Told in three voices and punctuated by news articles chronicling the family's story, FALLOUT is the stunning conclusion to the trilogy begun by CRANK and GLASS, and a testament to the harsh reality that addiction is never just one person's problem.

From Goodreads.com

Let me begin with this. I was hesitant to read Fallout after having read both Crank and Glass because Kristina frustrated me so much in the last book. If you felt the same way, forget it and read Fallout regardless. This is not Kristina's story. This is the story of her children.

What I really loved was seeing how her choices not only impacted her life in the first two books, but her children's lives in this final one. After reading it, I feel as though, had Ellen Hopkins not written this final book, the series would have been incomplete, the message not as strong. Fallout was a shocking ending to the series that was well needed.

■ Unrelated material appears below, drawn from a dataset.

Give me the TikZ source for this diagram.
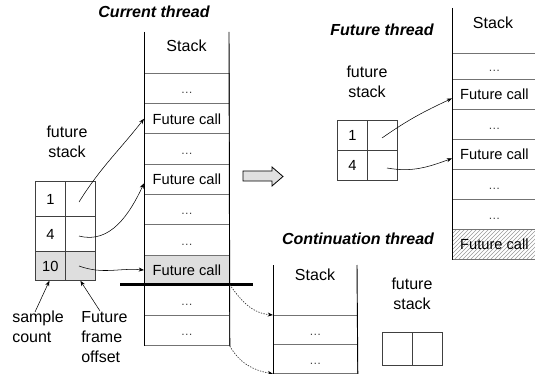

As with all of Ellen Hopkins' books, the verse was interesting, more interesting than in her other two books of the same series. Because the book is told in alternating viewpoints, Hunter, Summer, and Autumn all have different fonts which made the switching in point of views a lot easier to flow with.

I was very glad to discover that each of the children lived entirely different lives, and wouldn't have know they were all siblings if it hadn't been for knowing it before hand. If you haven't read the other books in the series, that's okay. Fallout is written in a matter so that, even if you haven't read the other books, it makes sense.

One thing that I did find confusing, though, was that, throughout the novel, there were random newspaper articles. Only a few related to the book. Perhaps this is something I need to reread in order to understand, but they struck me as odd and out of place.

Overall, I enjoyed reading Fallout. Unlike her other books, it was calmer, less filled with the dangers that lurk in Hopkins' other books, but I enjoyed it for that. The darkness was set in the background, in Kristina and how her decisions had forever changed her children's lives.

Last year, I was lucky enough to have Ellen Hopkins visit my school and do talks with several class periods. For planning the event, I attended lunch with Ellen Hopkins in which she talked about the truth behind Fallout and what was really going on with Kristina's children. Hearing her speak of these stories only made this book stronger.